Si certains facteurs sociaux expliquent ces disparités de visibilité – notamment l’organisation de la vie privée qui favorise l’engagement des hommes –, les institutions médiatiques elles-mêmes jouent un rôle clé dans la représentation des femmes dans l’espace public. « La valorisation des savoirs féministes est un enjeu dans lequel les médias ont une part de responsabilité », défend Marie-Andrée Gauthier, coordonnatrice du Réseau des tables régionales de groupes de femmes du Québec.

« Il est important de faire comprendre aux responsables des médias qu’ils sont en train de déformer la vision du monde, et que celle-ci influence les modèles dans lesquels se projettent les filles, la façon dont on voit le monde et dont on l’organise », alerte la sociologue Cécile Méadel.

Pour répondre à ces défis, des groupes de femmes se sont mobilisés dans les dernières années. Parmi les initiatives innovantes, le travail de Femmes Expertes est essentiel. Fondé par l’ancienne recherchiste de Radio-Canada Laura Shine, Femmes Expertes vise à faire entendre la voix des femmes dans les médias, en proposant entre autres un répertoire de 850 expertes par domaine de spécialisation.

Du côté de la Table de concertation des groupes de femmes de la Montérégie, plusieurs outils destinés aux journalistes ont été élaborés en collaboration avec l’UQAM. Parmi ceux-ci, on compte le Guide des bonnes pratiques journalistiques et un bloc-notes invitant les services de rédaction à faire le « pari d’une couverture neutre ».

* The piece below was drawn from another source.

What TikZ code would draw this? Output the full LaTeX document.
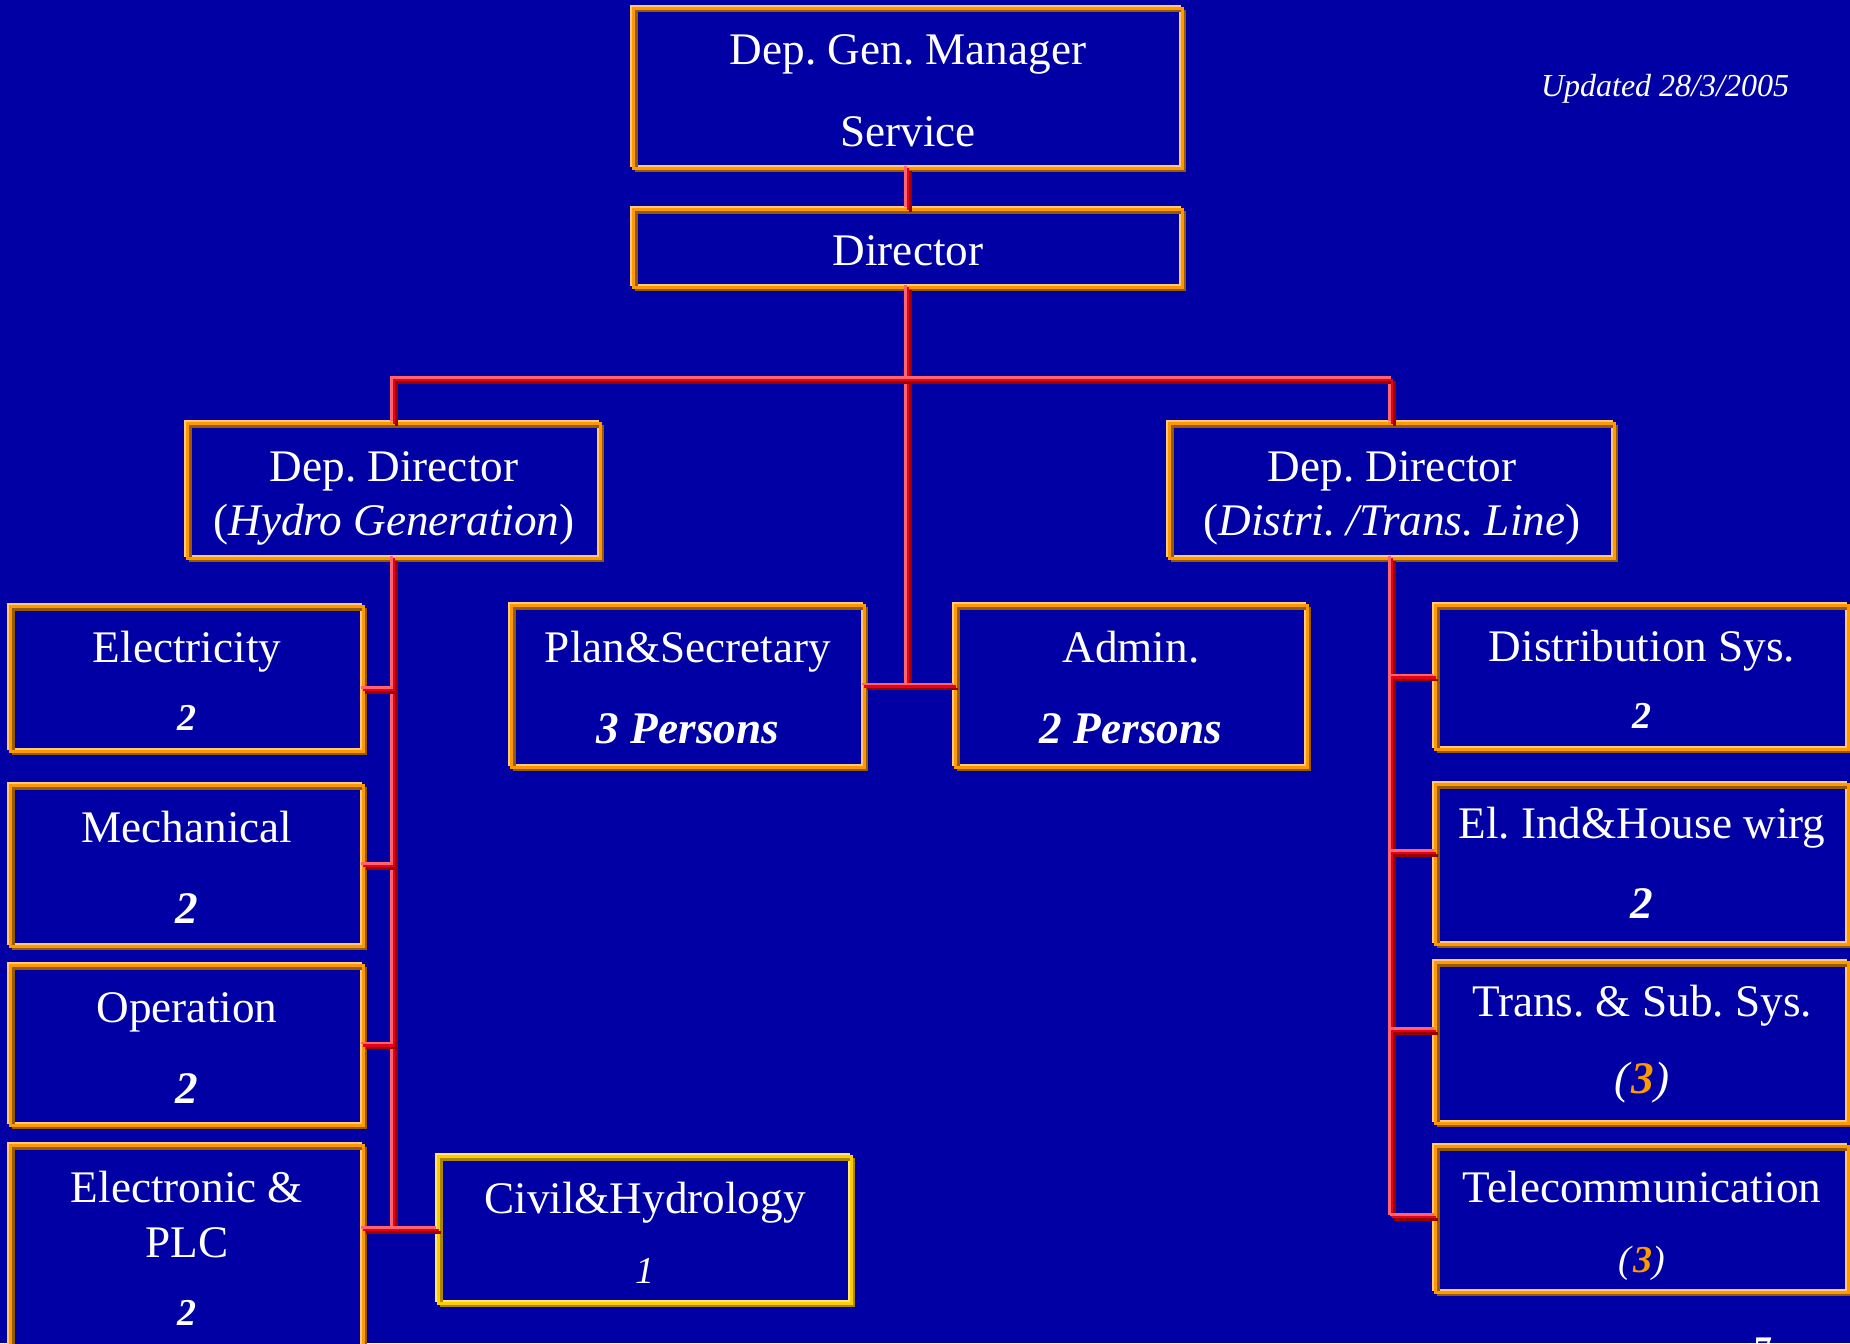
\documentclass[tikz,border=0pt]{standalone}
\usepackage{fontspec}
\setmainfont{Liberation Serif}
\usetikzlibrary{fit}
\definecolor{bg}{RGB}{0,0,164}
\definecolor{ohi}{RGB}{255,200,128}
\definecolor{omid}{RGB}{255,153,0}
\definecolor{olo}{RGB}{150,90,0}
\definecolor{yhi}{RGB}{255,230,128}
\definecolor{ymid}{RGB}{255,204,0}
\definecolor{ylo}{RGB}{170,135,0}
\definecolor{chi}{RGB}{255,100,110}
\definecolor{cmid}{RGB}{230,0,30}
\definecolor{clo}{RGB}{150,0,0}
\definecolor{numor}{RGB}{255,153,0}
\newcommand{\fmain}{\fontsize{22.6pt}{27pt}\selectfont}
\newcommand{\fsmall}{\fontsize{19pt}{23pt}\selectfont}
\newcommand{\orgbox}[6]{%
  \node[fit={(#2,#3) (#4,#5)}, inner sep=0pt, fill=bg] (#1) {};
  \draw[line width=1.3pt, #6hi] ([shift={(-2.6,-2.6)}]#1.north west) rectangle ([shift={(-2.6,-2.6)}]#1.south east);
  \draw[line width=1.3pt, #6lo] ([shift={(2.6,2.6)}]#1.north west) rectangle ([shift={(2.6,2.6)}]#1.south east);
  \draw[line width=1.3pt, #6mid] (#1.north west) rectangle (#1.south east);
}
\newcommand{\conn}[1]{%
  \draw[line width=1.3pt, chi, transform canvas={shift={(-1.2pt,1.2pt)}}] #1;
  \draw[line width=1.3pt, clo, transform canvas={shift={(1.2pt,-1.2pt)}}] #1;
  \draw[line width=1.3pt, cmid] #1;
}
\begin{document}
\frenchspacing
\begin{tikzpicture}[x=0.5pt,y=-0.5pt,
  txt/.style={text=white, inner sep=0pt, anchor=base, font=\fmain},
  num/.style={text=white, inner sep=0pt, anchor=base, font=\fmain\bfseries\itshape},
  snum/.style={text=white, inner sep=0pt, anchor=base, font=\fsmall\bfseries\itshape}]
\fill[bg] (0,0) rectangle (1850,1343);
\useasboundingbox (0,0) rectangle (1850,1343);

\coordinate (bar) at (907,380);
\coordinate (e1) at (363,690);
\coordinate (r2) at (1436,853);
\coordinate (r3) at (1436,1031);
\coordinate (r4) at (1436,1217);

% boxes
\orgbox{dgm}{634}{9}{1182}{168}{o}
\orgbox{dir}{634}{210}{1182}{287}{o}
\orgbox{hydro}{188}{424}{600}{558}{o}
\orgbox{distri}{1170}{424}{1614}{558}{o}
\orgbox{elec}{11}{607}{363}{751}{o}
\orgbox{mech}{11}{786}{363}{946}{o}
\orgbox{oper}{11}{966}{363}{1125}{o}
\orgbox{eplc}{11}{1146}{363}{1370}{o}
\orgbox{plan}{512}{606}{864}{767}{o}
\orgbox{admin}{956}{606}{1307}{767}{o}
\orgbox{civil}{439}{1157}{851}{1303}{y}
\orgbox{dsys}{1436}{606}{1848}{749}{o}
\orgbox{elind}{1436}{785}{1848}{944}{o}
\orgbox{trans}{1436}{963}{1848}{1123}{o}
\orgbox{tele}{1436}{1147}{1848}{1292}{o}

% connectors
\conn{(dgm.south) -- (dir.north)}
\conn{(dir.south) -- (dir.south |- plan.east)}
\conn{(plan.east) -- (admin.west)}
\conn{(hydro.north) |- (bar) -| (distri.north)}
\conn{(hydro.south) -- (hydro.south |- civil.west)}
\conn{(eplc.east |- civil.west) -- (civil.west)}
\conn{(e1) -- (e1 -| hydro.south)}
\conn{(mech.east) -- (mech.east -| hydro.south)}
\conn{(oper.east) -- (oper.east -| hydro.south)}
\conn{(distri.south) -- (distri.south |- r4)}
\conn{(dsys.west) -- (dsys.west -| distri.south)}
\conn{(r2) -- (r2 -| distri.south)}
\conn{(r3) -- (r3 -| distri.south)}
\conn{(r4) -- (r4 -| distri.south)}

% texts
\node[txt] (t1) at (908,65) {Dep. Gen. Manager};
\node[txt] (t2) at (908,146) {Service};
\node[txt] (t3) at (908,265) {Director};
\node[txt] (t4) at (394,481) {Dep. Director};
\node[txt] (t5) at (394,535) {(\textit{Hydro Generation})};
\node[txt] (t6) at (1392,481) {Dep. Director};
\node[txt] (t7) at (1392,535) {(\textit{Distri. /Trans. Line})};
\node[txt] (t8) at (187,662) {Electricity};
\node[snum] (t9) at (187,730) {2};
\node[txt] (t10) at (187,842) {Mechanical};
\node[num] (t11) at (187,923) {2};
\node[txt] (t12) at (187,1022) {Operation};
\node[num] (t13) at (187,1103) {2};
\node[txt] (t14) at (187,1202) {Electronic \&};
\node[txt] (t15) at (187,1257) {PLC};
\node[snum] (t16) at (187,1325) {2};
\node[txt] (t17) at (688,662) {Plan\&Secretary};
\node[num] (t18) at (688,743) {3 Persons};
\node[txt] (t19) at (1131,662) {Admin.};
\node[num] (t20) at (1131,743) {2 Persons};
\node[txt] (t21) at (645,1213) {Civil\&Hydrology};
\node[txt, font=\fsmall\itshape] (t22) at (645,1283) {1};
\node[txt] (t23) at (1642,661) {Distribution Sys.};
\node[snum] (t24) at (1642,728) {2};
\node[txt] (t25) at (1642,838) {El. Ind\&House wirg};
\node[num] (t26) at (1642,918) {2};
\node[txt] (t27) at (1642,1016) {Trans. \& Sub. Sys.};
\node[txt] (t28) at (1642,1093) {\textit{(}\textcolor{numor}{\bfseries\itshape 3}\textit{)}};
\node[txt] (t29) at (1642,1202) {Telecommunication};
\node[txt, font=\fsmall] (t30) at (1642,1272) {\textit{(}\textcolor{numor}{\bfseries\itshape 3}\textit{)}};
\node[txt, font=\fontsize{16pt}{19pt}\selectfont\itshape] (upd) at (1665,97) {Updated 28/3/2005};
\node[text=white, inner sep=0pt, anchor=north, font=\fontsize{18pt}{21pt}\selectfont\bfseries] (pg) at (1763,1338) {7};
\end{tikzpicture}
\end{document}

Le travail de représentation et de valorisation de la parole publique passe donc à la fois par les médias, tant du côté de la recherche et de la rédaction que de la transmission des nouvelles, mais également par la déconstruction de nos biais sociaux qui sont éminemment genrés. « C’est essentiel que nos représentations changent, que l’on trouve important et naturel qu’il y ait une diversité de points de vue pour toutes les personnes concernées », croit Caterine Bourassa-Dansereau.